CHALLENGE
The Natasha Allergy Research Foundation (NARF) needed a film to pitch their work in competition for a major corporate sponsorship deal - and asked us to come up with the goods on a 6-day turnaround.
CREATIVE
The Foundation is named after Natasha Ednan-Laperouse, who died from an allergic reaction to a sandwich that wasn’t labelled properly. We told her powerful story through the personal testimonies of her parents and friends - then followed it with optimistic coverage of the Foundation’s current work, to emphasise progress and drive action.
PRODUCTION
A compelling 9-minute documentary, shot in our own soundproof studio and complemented by archive footage, and built to be versionable - so that NARF could adapt it to future use cases.
Our deep research helped us clarify the crucial detail that hadn’t come through in contemporary coverage: that Natasha died because of a loophole in the law at the time, not her own mistake.

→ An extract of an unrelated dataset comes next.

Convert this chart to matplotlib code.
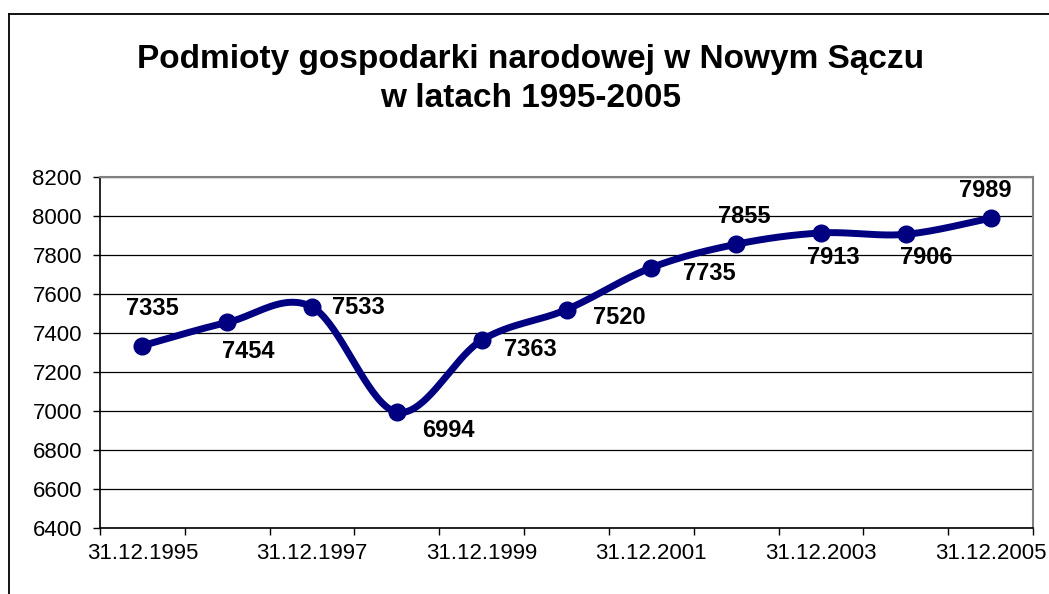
import numpy as np
import matplotlib.pyplot as plt
from matplotlib.lines import Line2D

plt.rcParams['font.family'] = ['Liberation Sans', 'DejaVu Sans']

dates = ["31.12.1995", "31.12.1996", "31.12.1997", "31.12.1998", "31.12.1999",
         "31.12.2000", "31.12.2001", "31.12.2002", "31.12.2003", "31.12.2004",
         "31.12.2005"]
podmioty = [7335, 7454, 7533, 6994, 7363, 7520, 7735, 7855, 7913, 7906, 7989]

# label offsets in points (dx, dy) relative to each point, as placed in the original
label_offsets = [(7, 27), (15, -21), (33, 0), (37, -13), (35, -6.5), (38, -6),
                 (42, -4), (6, 20), (9, -18), (15, -17), (-4, 20)]


def catmull_rom(x, y, n=40):
    # Excel-style smoothed line: cubic Bezier with tension 1/6
    x = np.asarray(x, float)
    y = np.asarray(y, float)
    px = np.concatenate([[x[0]], x, [x[-1]]])
    py = np.concatenate([[y[0]], y, [y[-1]]])
    xs, ys = [], []
    t = np.linspace(0, 1, n)
    for i in range(1, len(px) - 2):
        p0 = np.array([px[i], py[i]])
        p3 = np.array([px[i + 1], py[i + 1]])
        c1 = p0 + (np.array([px[i + 1], py[i + 1]]) - np.array([px[i - 1], py[i - 1]])) / 6
        c2 = p3 - (np.array([px[i + 2], py[i + 2]]) - np.array([px[i], py[i]])) / 6
        b = ((1 - t) ** 3)[:, None] * p0 + (3 * (1 - t) ** 2 * t)[:, None] * c1 \
            + (3 * (1 - t) * t ** 2)[:, None] * c2 + (t ** 3)[:, None] * p3
        xs.append(b[:, 0])
        ys.append(b[:, 1])
    return np.concatenate(xs), np.concatenate(ys)


fig = plt.figure(figsize=(10.49, 5.94), dpi=100)
ax = fig.add_axes([100 / 1049, 1 - 528 / 594, 933 / 1049, 351 / 594])

xi = np.arange(len(podmioty))
sx, sy = catmull_rom(xi, podmioty)
navy = "#000080"
ax.plot(sx, sy, color=navy, linewidth=5, solid_capstyle="round", zorder=3)
ax.plot(xi, podmioty, "o", color=navy, markersize=12, zorder=4)

for x, v, (dx, dy) in zip(xi, podmioty, label_offsets):
    ax.annotate(str(v), (x, v), xytext=(dx, dy), textcoords="offset points",
                ha="center", va="center", fontsize=17, fontweight="bold", zorder=5)

ax.set_ylim(6400, 8200)
ax.set_yticks(np.arange(6400, 8201, 200))
ax.set_xlim(-0.5, len(podmioty) - 0.5)
ax.set_xticks(np.arange(-0.5, len(podmioty), 1.0))
ax.set_xticklabels([])
ax.set_xticks(xi[::2], minor=True)
ax.set_xticklabels(dates[::2], minor=True)
ax.tick_params(axis="x", which="minor", length=0, pad=11, labelsize=16)
ax.tick_params(axis="x", which="major", length=5, width=1, direction="out")
ax.tick_params(axis="y", length=5, width=1, direction="out", labelsize=16, pad=8)

ax.grid(axis="y", color="black", linewidth=0.9)
ax.set_axisbelow(True)
for side in ["top", "right"]:
    ax.spines[side].set_color("#808080")
    ax.spines[side].set_linewidth(1.5)
for side in ["left", "bottom"]:
    ax.spines[side].set_color("black")
    ax.spines[side].set_linewidth(1.2)

fig.text(531 / 1049, 1 - 79 / 594,
         "Podmioty gospodarki narodowej w Nowym Sączu\nw latach 1995-2005",
         ha="center", va="center", fontsize=24, fontweight="bold", linespacing=1.3)

# outer chart-area border (only left and top visible in the crop)
fig.add_artist(Line2D([9 / 1049, 9 / 1049], [0, 1 - 14 / 594], color="black",
                      linewidth=1.3, transform=fig.transFigure))
fig.add_artist(Line2D([9 / 1049, 1], [1 - 14 / 594, 1 - 14 / 594], color="black",
                      linewidth=1.3, transform=fig.transFigure))

fig.savefig("out.png", dpi=100)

And working in our own production facility brought serious efficiencies. We used our Book The Look service to pre-approve interview set-ups and tones with NARF, and pass straight from shoot to post-production from one day to the next, saving huge amounts of time and money.
RESULTS
NARF won the vote and multiple years worth of funding. They said:
“CASA made us feel truly understood through their creative process. They were sensitive in their approach and accommodated to the intimacy of our dialogue… we’ve established not just a transactional relationship with them, but a valued partnership.”